**Set problem:**
The line containing "(ouhead) [colhead] at" marks the end: extract everything from the first line of the data through that line, exactly, with no pictures.

**Data provided:**
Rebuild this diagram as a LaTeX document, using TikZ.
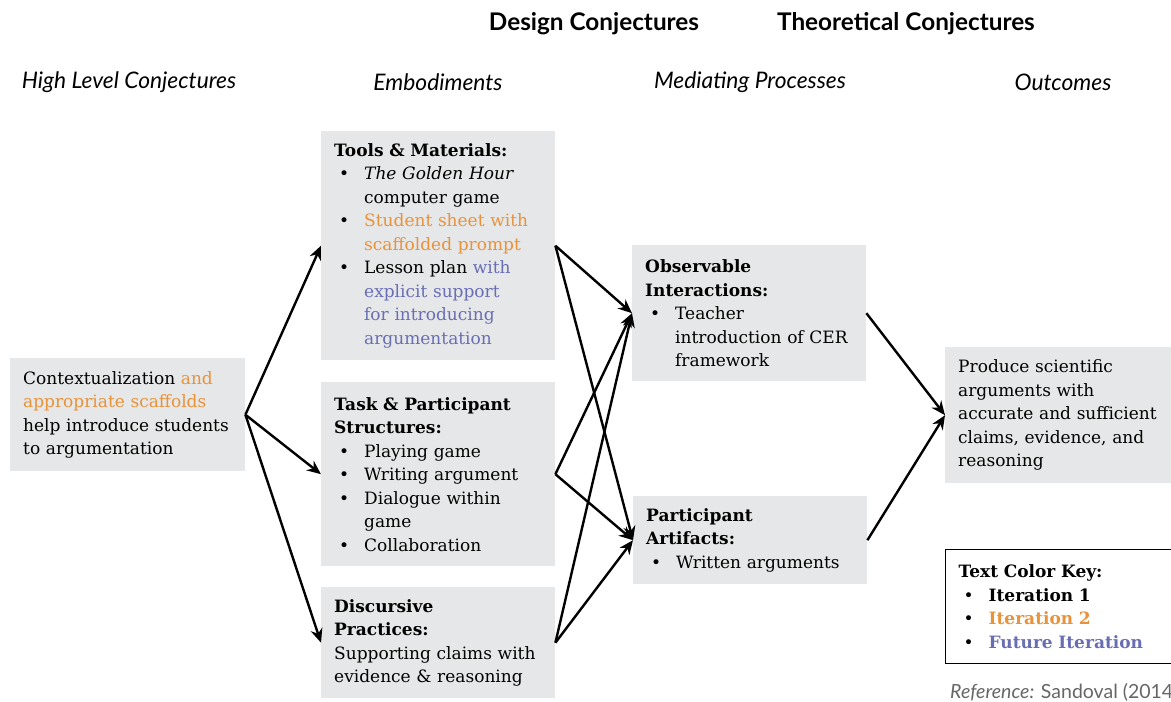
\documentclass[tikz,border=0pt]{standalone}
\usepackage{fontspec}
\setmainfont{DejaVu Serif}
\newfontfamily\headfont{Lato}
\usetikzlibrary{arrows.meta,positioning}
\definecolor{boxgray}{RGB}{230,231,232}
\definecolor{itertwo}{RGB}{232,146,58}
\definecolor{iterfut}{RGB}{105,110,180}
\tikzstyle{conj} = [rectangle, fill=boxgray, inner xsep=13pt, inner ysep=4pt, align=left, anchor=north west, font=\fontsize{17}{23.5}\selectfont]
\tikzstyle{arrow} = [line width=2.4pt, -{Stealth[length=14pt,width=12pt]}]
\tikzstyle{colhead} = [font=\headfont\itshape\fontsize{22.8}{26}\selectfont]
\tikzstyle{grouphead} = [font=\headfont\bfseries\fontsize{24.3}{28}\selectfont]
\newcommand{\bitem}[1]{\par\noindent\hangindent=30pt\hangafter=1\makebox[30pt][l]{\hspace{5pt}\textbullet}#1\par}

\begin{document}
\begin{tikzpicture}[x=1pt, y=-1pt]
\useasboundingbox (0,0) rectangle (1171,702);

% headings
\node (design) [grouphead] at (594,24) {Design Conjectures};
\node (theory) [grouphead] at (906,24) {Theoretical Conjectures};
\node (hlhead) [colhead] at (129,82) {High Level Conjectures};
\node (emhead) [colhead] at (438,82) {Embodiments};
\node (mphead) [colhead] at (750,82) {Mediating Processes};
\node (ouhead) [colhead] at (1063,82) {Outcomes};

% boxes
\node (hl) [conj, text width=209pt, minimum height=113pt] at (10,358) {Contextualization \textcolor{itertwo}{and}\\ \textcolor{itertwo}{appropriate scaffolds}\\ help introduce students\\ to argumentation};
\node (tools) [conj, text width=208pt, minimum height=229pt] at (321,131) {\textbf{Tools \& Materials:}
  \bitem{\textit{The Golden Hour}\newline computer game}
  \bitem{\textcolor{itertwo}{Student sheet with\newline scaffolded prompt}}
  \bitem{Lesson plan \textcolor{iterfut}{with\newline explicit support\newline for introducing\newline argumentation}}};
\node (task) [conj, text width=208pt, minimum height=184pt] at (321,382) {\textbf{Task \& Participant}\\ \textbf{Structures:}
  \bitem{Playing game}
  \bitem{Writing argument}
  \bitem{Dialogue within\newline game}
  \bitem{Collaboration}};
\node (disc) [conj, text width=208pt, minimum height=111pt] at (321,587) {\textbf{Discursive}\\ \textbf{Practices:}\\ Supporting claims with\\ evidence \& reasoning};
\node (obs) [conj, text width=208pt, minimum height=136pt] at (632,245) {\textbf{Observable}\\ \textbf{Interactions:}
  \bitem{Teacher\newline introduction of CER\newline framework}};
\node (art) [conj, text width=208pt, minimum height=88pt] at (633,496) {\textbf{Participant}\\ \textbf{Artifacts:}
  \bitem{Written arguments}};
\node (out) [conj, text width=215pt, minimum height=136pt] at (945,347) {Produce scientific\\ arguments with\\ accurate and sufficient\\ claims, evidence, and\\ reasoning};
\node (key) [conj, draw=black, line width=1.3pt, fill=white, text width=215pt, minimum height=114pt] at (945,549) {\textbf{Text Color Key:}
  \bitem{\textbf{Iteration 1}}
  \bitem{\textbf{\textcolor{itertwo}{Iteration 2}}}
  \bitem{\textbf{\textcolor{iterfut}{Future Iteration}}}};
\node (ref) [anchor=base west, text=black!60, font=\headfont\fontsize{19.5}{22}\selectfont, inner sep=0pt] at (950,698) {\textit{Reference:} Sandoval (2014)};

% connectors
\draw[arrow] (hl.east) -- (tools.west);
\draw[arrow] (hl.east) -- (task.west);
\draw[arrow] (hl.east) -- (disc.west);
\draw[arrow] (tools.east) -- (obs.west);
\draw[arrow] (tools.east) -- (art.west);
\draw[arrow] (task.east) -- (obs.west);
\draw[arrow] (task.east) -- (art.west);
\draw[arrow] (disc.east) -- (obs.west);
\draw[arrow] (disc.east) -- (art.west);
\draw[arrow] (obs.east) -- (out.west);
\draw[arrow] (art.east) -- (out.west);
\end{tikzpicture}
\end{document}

**Solution to this exercise:**
Rebuild this diagram as a LaTeX document, using TikZ.
\documentclass[tikz,border=0pt]{standalone}
\usepackage{fontspec}
\setmainfont{DejaVu Serif}
\newfontfamily\headfont{Lato}
\usetikzlibrary{arrows.meta,positioning}
\definecolor{boxgray}{RGB}{230,231,232}
\definecolor{itertwo}{RGB}{232,146,58}
\definecolor{iterfut}{RGB}{105,110,180}
\tikzstyle{conj} = [rectangle, fill=boxgray, inner xsep=13pt, inner ysep=4pt, align=left, anchor=north west, font=\fontsize{17}{23.5}\selectfont]
\tikzstyle{arrow} = [line width=2.4pt, -{Stealth[length=14pt,width=12pt]}]
\tikzstyle{colhead} = [font=\headfont\itshape\fontsize{22.8}{26}\selectfont]
\tikzstyle{grouphead} = [font=\headfont\bfseries\fontsize{24.3}{28}\selectfont]
\newcommand{\bitem}[1]{\par\noindent\hangindent=30pt\hangafter=1\makebox[30pt][l]{\hspace{5pt}\textbullet}#1\par}

\begin{document}
\begin{tikzpicture}[x=1pt, y=-1pt]
\useasboundingbox (0,0) rectangle (1171,702);

% headings
\node (design) [grouphead] at (594,24) {Design Conjectures};
\node (theory) [grouphead] at (906,24) {Theoretical Conjectures};
\node (hlhead) [colhead] at (129,82) {High Level Conjectures};
\node (emhead) [colhead] at (438,82) {Embodiments};
\node (mphead) [colhead] at (750,82) {Mediating Processes};
\node (ouhead) [colhead] at (1063,82) {Outcomes};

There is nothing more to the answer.